> _SOURCE DATA_:
= = = = =
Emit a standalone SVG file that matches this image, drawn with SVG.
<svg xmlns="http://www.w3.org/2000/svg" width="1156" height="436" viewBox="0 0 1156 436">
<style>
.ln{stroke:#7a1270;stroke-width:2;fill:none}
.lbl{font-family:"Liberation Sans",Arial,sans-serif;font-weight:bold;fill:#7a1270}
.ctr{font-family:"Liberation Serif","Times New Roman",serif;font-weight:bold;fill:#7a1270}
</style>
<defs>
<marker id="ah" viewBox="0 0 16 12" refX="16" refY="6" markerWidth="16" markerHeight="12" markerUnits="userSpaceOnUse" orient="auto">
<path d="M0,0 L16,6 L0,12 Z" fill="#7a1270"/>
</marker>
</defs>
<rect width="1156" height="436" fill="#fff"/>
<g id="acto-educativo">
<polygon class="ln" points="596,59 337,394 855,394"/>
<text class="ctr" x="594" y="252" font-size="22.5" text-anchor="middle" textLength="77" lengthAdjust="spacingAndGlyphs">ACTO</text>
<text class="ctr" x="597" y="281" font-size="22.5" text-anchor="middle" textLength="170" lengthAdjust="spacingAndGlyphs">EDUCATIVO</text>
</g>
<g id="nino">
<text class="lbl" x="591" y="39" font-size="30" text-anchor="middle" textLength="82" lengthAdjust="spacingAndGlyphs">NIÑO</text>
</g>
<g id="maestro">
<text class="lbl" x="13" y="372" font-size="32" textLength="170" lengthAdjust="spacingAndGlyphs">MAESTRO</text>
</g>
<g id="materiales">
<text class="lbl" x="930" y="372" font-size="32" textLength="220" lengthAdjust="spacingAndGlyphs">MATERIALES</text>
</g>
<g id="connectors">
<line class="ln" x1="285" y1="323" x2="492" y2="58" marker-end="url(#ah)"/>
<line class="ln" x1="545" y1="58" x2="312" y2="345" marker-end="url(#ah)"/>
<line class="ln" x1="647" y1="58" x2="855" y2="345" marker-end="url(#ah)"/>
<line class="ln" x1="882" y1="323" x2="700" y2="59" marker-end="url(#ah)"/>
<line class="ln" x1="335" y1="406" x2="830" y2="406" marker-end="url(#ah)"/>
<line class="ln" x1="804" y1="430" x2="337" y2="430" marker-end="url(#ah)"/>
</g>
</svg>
= = = = =
> _TASK STATEMENT_: Every line above should be written out again exactly as it stands.

> _SOLUTION BELOW_:
Emit a standalone SVG file that matches this image, drawn with SVG.
<svg xmlns="http://www.w3.org/2000/svg" width="1156" height="436" viewBox="0 0 1156 436">
<style>
.ln{stroke:#7a1270;stroke-width:2;fill:none}
.lbl{font-family:"Liberation Sans",Arial,sans-serif;font-weight:bold;fill:#7a1270}
.ctr{font-family:"Liberation Serif","Times New Roman",serif;font-weight:bold;fill:#7a1270}
</style>
<defs>
<marker id="ah" viewBox="0 0 16 12" refX="16" refY="6" markerWidth="16" markerHeight="12" markerUnits="userSpaceOnUse" orient="auto">
<path d="M0,0 L16,6 L0,12 Z" fill="#7a1270"/>
</marker>
</defs>
<rect width="1156" height="436" fill="#fff"/>
<g id="acto-educativo">
<polygon class="ln" points="596,59 337,394 855,394"/>
<text class="ctr" x="594" y="252" font-size="22.5" text-anchor="middle" textLength="77" lengthAdjust="spacingAndGlyphs">ACTO</text>
<text class="ctr" x="597" y="281" font-size="22.5" text-anchor="middle" textLength="170" lengthAdjust="spacingAndGlyphs">EDUCATIVO</text>
</g>
<g id="nino">
<text class="lbl" x="591" y="39" font-size="30" text-anchor="middle" textLength="82" lengthAdjust="spacingAndGlyphs">NIÑO</text>
</g>
<g id="maestro">
<text class="lbl" x="13" y="372" font-size="32" textLength="170" lengthAdjust="spacingAndGlyphs">MAESTRO</text>
</g>
<g id="materiales">
<text class="lbl" x="930" y="372" font-size="32" textLength="220" lengthAdjust="spacingAndGlyphs">MATERIALES</text>
</g>
<g id="connectors">
<line class="ln" x1="285" y1="323" x2="492" y2="58" marker-end="url(#ah)"/>
<line class="ln" x1="545" y1="58" x2="312" y2="345" marker-end="url(#ah)"/>
<line class="ln" x1="647" y1="58" x2="855" y2="345" marker-end="url(#ah)"/>
<line class="ln" x1="882" y1="323" x2="700" y2="59" marker-end="url(#ah)"/>
<line class="ln" x1="335" y1="406" x2="830" y2="406" marker-end="url(#ah)"/>
<line class="ln" x1="804" y1="430" x2="337" y2="430" marker-end="url(#ah)"/>
</g>
</svg>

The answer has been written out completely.